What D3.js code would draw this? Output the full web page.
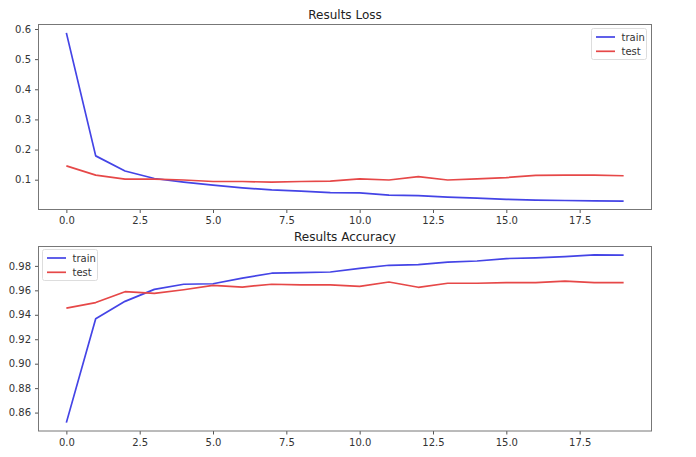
<!DOCTYPE html>
<html>
<head>
<meta charset="utf-8">
<script src="https://cdn.jsdelivr.net/npm/d3@7"></script>
<style>
  html, body { margin: 0; padding: 0; background: #fff; }
  svg { display: block; }
  text { font-family: "DejaVu Sans", sans-serif; }
</style>
</head>
<body>
<svg id="chart" width="696" height="457"></svg>
<script>
const epochs = d3.range(20);
const trainLoss = [0.587, 0.179, 0.129, 0.104, 0.092, 0.082, 0.073, 0.066, 0.062, 0.057,
                   0.056, 0.049, 0.047, 0.042, 0.039, 0.035, 0.032, 0.031, 0.030, 0.029];
const testLoss  = [0.146, 0.115, 0.102, 0.102, 0.099, 0.094, 0.094, 0.092, 0.094, 0.095,
                   0.103, 0.099, 0.110, 0.099, 0.103, 0.107, 0.114, 0.115, 0.115, 0.113];
const trainAcc  = [0.8518, 0.9367, 0.951, 0.9608, 0.965, 0.9654, 0.970, 0.974, 0.9745, 0.975,
                   0.978, 0.9805, 0.981, 0.983, 0.984, 0.986, 0.9865, 0.9875, 0.989, 0.9888];
const testAcc   = [0.9454, 0.950, 0.9589, 0.9575, 0.9605, 0.964, 0.9627, 0.965, 0.9645, 0.9645,
                   0.9633, 0.9668, 0.9625, 0.9658, 0.9658, 0.9663, 0.9663, 0.9676, 0.9663, 0.9663];
const xTicks = [0, 2.5, 5, 7.5, 10, 12.5, 15, 17.5];
const lossTicks = [0.1, 0.2, 0.3, 0.4, 0.5, 0.6];
const accTicks = [0.86, 0.88, 0.90, 0.92, 0.94, 0.96, 0.98];
const seriesNames = ["train", "test"];
const colors = ["#4444e6", "#e64848"];

const svg = d3.select("#chart");

function panel(cfg) {
  const {top, bottom, title, series, yTicks, yFmt, legendPos} = cfg;
  const left = 38.5, right = 651.5;
  const x = d3.scaleLinear().domain([-0.95, 19.95]).range([left, right]);
  const all = series.flat();
  const mn = d3.min(all), mx = d3.max(all), pad = (mx - mn) * 0.05;
  const y = d3.scaleLinear().domain([mn - pad, mx + pad]).range([bottom, top]);
  const g = svg.append("g");

  const xa = g.append("g").attr("transform", `translate(0,${bottom})`)
    .call(d3.axisBottom(x).tickValues(xTicks).tickFormat(d3.format(".1f")).tickSize(3.5).tickPadding(4));
  const ya = g.append("g").attr("transform", `translate(${left},0)`)
    .call(d3.axisLeft(y).tickValues(yTicks).tickFormat(yFmt).tickSize(3.5).tickPadding(4));
  [xa, ya].forEach(a => {
    a.select(".domain").remove();
    a.selectAll("line").attr("stroke", "#555");
    a.selectAll("text").attr("fill", "#333").style("font-size", "10px");
  });

  const line = d3.line().x((d, i) => x(epochs[i])).y(d => y(d));
  series.forEach((s, k) => {
    g.append("path").datum(s).attr("d", line)
      .attr("fill", "none").attr("stroke", colors[k]).attr("stroke-width", 1.7)
      .attr("stroke-linejoin", "round");
  });

  g.append("rect").attr("x", left).attr("y", top).attr("width", right - left).attr("height", bottom - top)
    .attr("fill", "none").attr("stroke", "#777").attr("stroke-width", 1);

  g.append("text").attr("x", (left + right) / 2).attr("y", top - 6)
    .attr("text-anchor", "middle").attr("fill", "#222").style("font-size", "12px").text(title);

  const lg = g.append("g").attr("transform", `translate(${legendPos[0]},${legendPos[1]})`);
  lg.append("rect").attr("x", 0).attr("y", 0).attr("width", 55).attr("height", 31).attr("rx", 2)
    .attr("fill", "#fff").attr("stroke", "#ddd");
  seriesNames.forEach((n, k) => {
    const yy = 8.5 + k * 14.3;
    lg.append("line").attr("x1", 4.5).attr("x2", 23.5).attr("y1", yy).attr("y2", yy)
      .attr("stroke", colors[k]).attr("stroke-width", 1.7);
    lg.append("text").attr("x", 30).attr("y", yy).attr("dy", "0.35em")
      .attr("fill", "#333").style("font-size", "10px").text(n);
  });
}

panel({top: 24.5, bottom: 209.5, title: "Results Loss", series: [trainLoss, testLoss],
       yTicks: lossTicks, yFmt: d3.format(".1f"), legendPos: [591.5, 28.5]});
panel({top: 246.5, bottom: 431, title: "Results Accuracy", series: [trainAcc, testAcc],
       yTicks: accTicks, yFmt: d3.format(".2f"), legendPos: [42.5, 249.5]});
</script>
</body>
</html>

■ ■ ■ ■ ■

# Short task
Reproduce the listing exactly. Leave its pictures out.

# Written response
What D3.js code would draw this? Output the full web page.
<!DOCTYPE html>
<html>
<head>
<meta charset="utf-8">
<script src="https://cdn.jsdelivr.net/npm/d3@7"></script>
<style>
  html, body { margin: 0; padding: 0; background: #fff; }
  svg { display: block; }
  text { font-family: "DejaVu Sans", sans-serif; }
</style>
</head>
<body>
<svg id="chart" width="696" height="457"></svg>
<script>
const epochs = d3.range(20);
const trainLoss = [0.587, 0.179, 0.129, 0.104, 0.092, 0.082, 0.073, 0.066, 0.062, 0.057,
                   0.056, 0.049, 0.047, 0.042, 0.039, 0.035, 0.032, 0.031, 0.030, 0.029];
const testLoss  = [0.146, 0.115, 0.102, 0.102, 0.099, 0.094, 0.094, 0.092, 0.094, 0.095,
                   0.103, 0.099, 0.110, 0.099, 0.103, 0.107, 0.114, 0.115, 0.115, 0.113];
const trainAcc  = [0.8518, 0.9367, 0.951, 0.9608, 0.965, 0.9654, 0.970, 0.974, 0.9745, 0.975,
                   0.978, 0.9805, 0.981, 0.983, 0.984, 0.986, 0.9865, 0.9875, 0.989, 0.9888];
const testAcc   = [0.9454, 0.950, 0.9589, 0.9575, 0.9605, 0.964, 0.9627, 0.965, 0.9645, 0.9645,
                   0.9633, 0.9668, 0.9625, 0.9658, 0.9658, 0.9663, 0.9663, 0.9676, 0.9663, 0.9663];
const xTicks = [0, 2.5, 5, 7.5, 10, 12.5, 15, 17.5];
const lossTicks = [0.1, 0.2, 0.3, 0.4, 0.5, 0.6];
const accTicks = [0.86, 0.88, 0.90, 0.92, 0.94, 0.96, 0.98];
const seriesNames = ["train", "test"];
const colors = ["#4444e6", "#e64848"];

const svg = d3.select("#chart");

function panel(cfg) {
  const {top, bottom, title, series, yTicks, yFmt, legendPos} = cfg;
  const left = 38.5, right = 651.5;
  const x = d3.scaleLinear().domain([-0.95, 19.95]).range([left, right]);
  const all = series.flat();
  const mn = d3.min(all), mx = d3.max(all), pad = (mx - mn) * 0.05;
  const y = d3.scaleLinear().domain([mn - pad, mx + pad]).range([bottom, top]);
  const g = svg.append("g");

  const xa = g.append("g").attr("transform", `translate(0,${bottom})`)
    .call(d3.axisBottom(x).tickValues(xTicks).tickFormat(d3.format(".1f")).tickSize(3.5).tickPadding(4));
  const ya = g.append("g").attr("transform", `translate(${left},0)`)
    .call(d3.axisLeft(y).tickValues(yTicks).tickFormat(yFmt).tickSize(3.5).tickPadding(4));
  [xa, ya].forEach(a => {
    a.select(".domain").remove();
    a.selectAll("line").attr("stroke", "#555");
    a.selectAll("text").attr("fill", "#333").style("font-size", "10px");
  });

  const line = d3.line().x((d, i) => x(epochs[i])).y(d => y(d));
  series.forEach((s, k) => {
    g.append("path").datum(s).attr("d", line)
      .attr("fill", "none").attr("stroke", colors[k]).attr("stroke-width", 1.7)
      .attr("stroke-linejoin", "round");
  });

  g.append("rect").attr("x", left).attr("y", top).attr("width", right - left).attr("height", bottom - top)
    .attr("fill", "none").attr("stroke", "#777").attr("stroke-width", 1);

  g.append("text").attr("x", (left + right) / 2).attr("y", top - 6)
    .attr("text-anchor", "middle").attr("fill", "#222").style("font-size", "12px").text(title);

  const lg = g.append("g").attr("transform", `translate(${legendPos[0]},${legendPos[1]})`);
  lg.append("rect").attr("x", 0).attr("y", 0).attr("width", 55).attr("height", 31).attr("rx", 2)
    .attr("fill", "#fff").attr("stroke", "#ddd");
  seriesNames.forEach((n, k) => {
    const yy = 8.5 + k * 14.3;
    lg.append("line").attr("x1", 4.5).attr("x2", 23.5).attr("y1", yy).attr("y2", yy)
      .attr("stroke", colors[k]).attr("stroke-width", 1.7);
    lg.append("text").attr("x", 30).attr("y", yy).attr("dy", "0.35em")
      .attr("fill", "#333").style("font-size", "10px").text(n);
  });
}

panel({top: 24.5, bottom: 209.5, title: "Results Loss", series: [trainLoss, testLoss],
       yTicks: lossTicks, yFmt: d3.format(".1f"), legendPos: [591.5, 28.5]});
panel({top: 246.5, bottom: 431, title: "Results Accuracy", series: [trainAcc, testAcc],
       yTicks: accTicks, yFmt: d3.format(".2f"), legendPos: [42.5, 249.5]});
</script>
</body>
</html>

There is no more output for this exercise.